In 1972, Swedish director Jan Troell’s film The Emigrants was nominated for an Oscar and won a Golden Globe. Starring Max von Sydow and Liv Ullmann, it tells a universal story that back then could have taken place in any of the thousands of villages in Europe — and now in many places around the world, from Africa to Latin America: people fleeing conditions of servitude and eternal poverty in search of a new life, who have to face a possibly lethal journey into the unknown.
Filmin offers a version of the same story in a three-episode series, also titled The Emigrants. “Are we going to condemn our children to a life of misery for fear of the unknown?” the father asks his wife, determined to leave despite the dangers of crossing the Atlantic. “Ships sink. The sea is the tomb of the infidels,” a neighbor tells them when she learns of their plans. Now the Nordic countries are some of the richest and most prosperous places in the world: it is hard to imagine that, for centuries, they were lands of hunger, despair and servitude.
This obsession with framing migration as an invasion is especially jarring in Spain, because migration is far from being a distant collective memory. It was our parents, our uncles and aunts — and also us during the economic crisis of 2008 — who headed north in search of a future. Those who left faced prejudice, but also got ahead and profoundly changed the places they went to, though in many cases, they never stopped missing the country they had fled as political or economic refugees.
It is worth re-watching ¡Vente a Alemania, Pepe!, which Pedro Lazaga directed in 1971. The movie starts in Peralejos, a village in Teruel, where the priest still turns off the TV if he considers the program too risqué. Emigrant José Sacristán returns to this village with his Mercedes-Benz and all his dreams apparently fulfilled. And he convinces his childhood friend, Alfredo Landa, to go back with him to Munich. Clichés, berets and sideburns aside, it is still a portrait of the yearnings of a society stuck in a backwater controlled by a dictatorship. “When you earn one peseta here you earn four duros there?” Landa asks Sacristán. “There is nothing but Fanta and sunflower seeds here,” another character says about a Spain mired in Franco’s dingy post-war era.

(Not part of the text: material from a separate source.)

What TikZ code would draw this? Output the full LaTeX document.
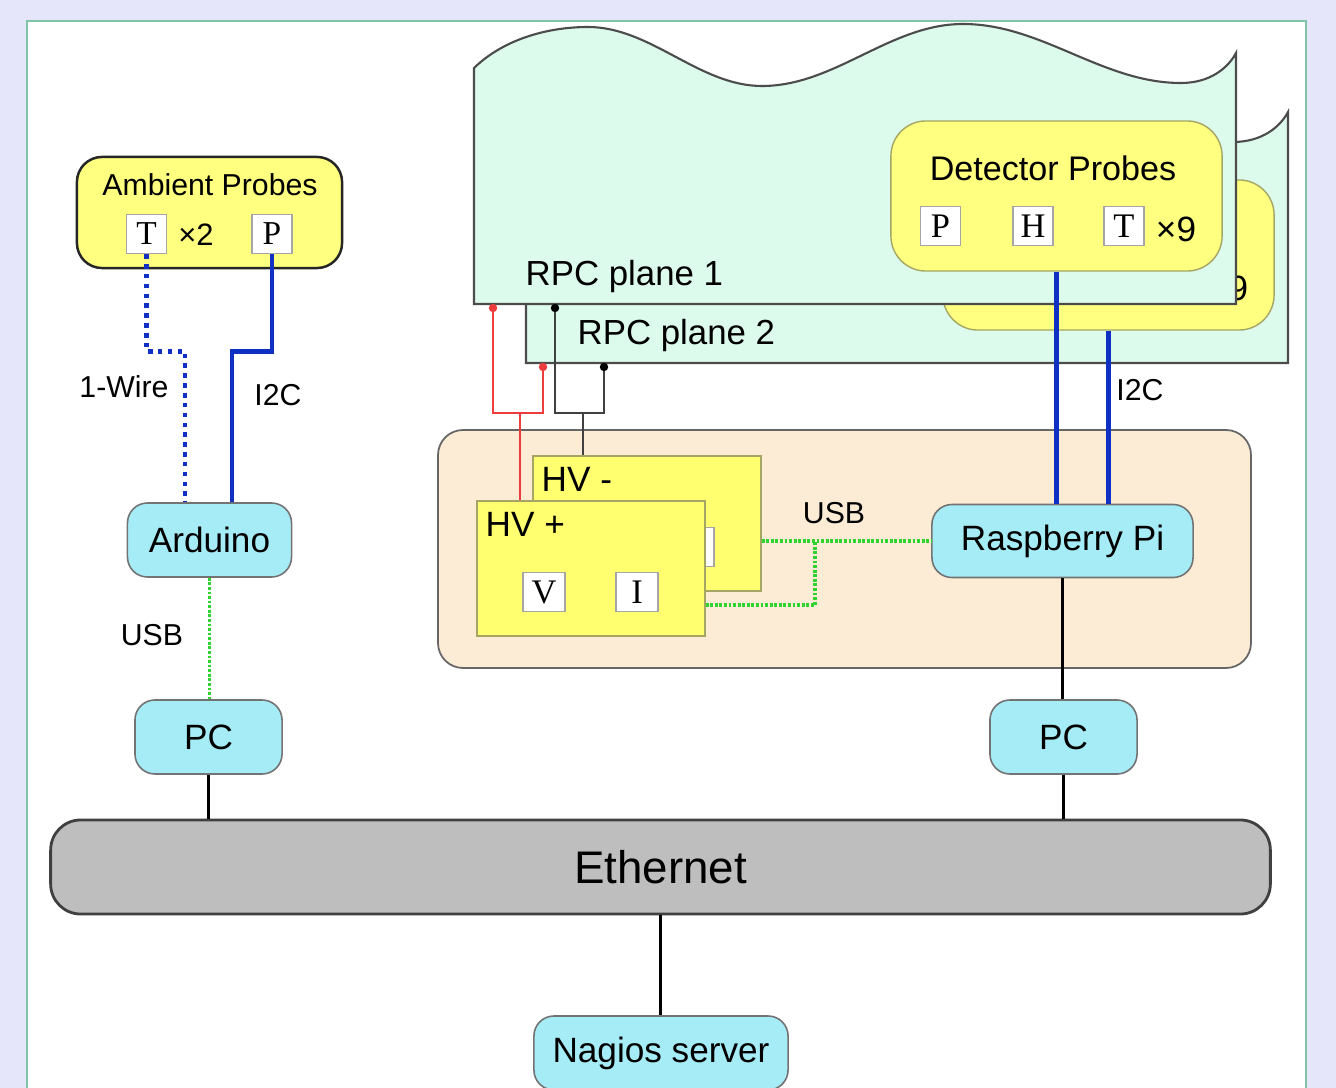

Subject to reality, the dream of living in Germany becomes life as third-rate citizens with second-rate jobs. The pair live in a pension with Antonio Ferrandis, a Republican exile, who still goes on about the Republican defeat in the Battle of Brunete — “If we had won, you would not be here,” he points out. When his fellow Spaniards return home for Christmas, Ferrandis says: “I can’t go back. Everyone has died. Even my enemies. I would enter the casino and no one would know me. I’d be as foreign as I am here.”
It is a feeling that many migrants share: they no longer belong anywhere. Leaving a country to become a foreigner is almost always a hard experience, even when things are going well. To attack migration and make it Europe’s central problem is to deny who we are and one of the most significant aspects of our history.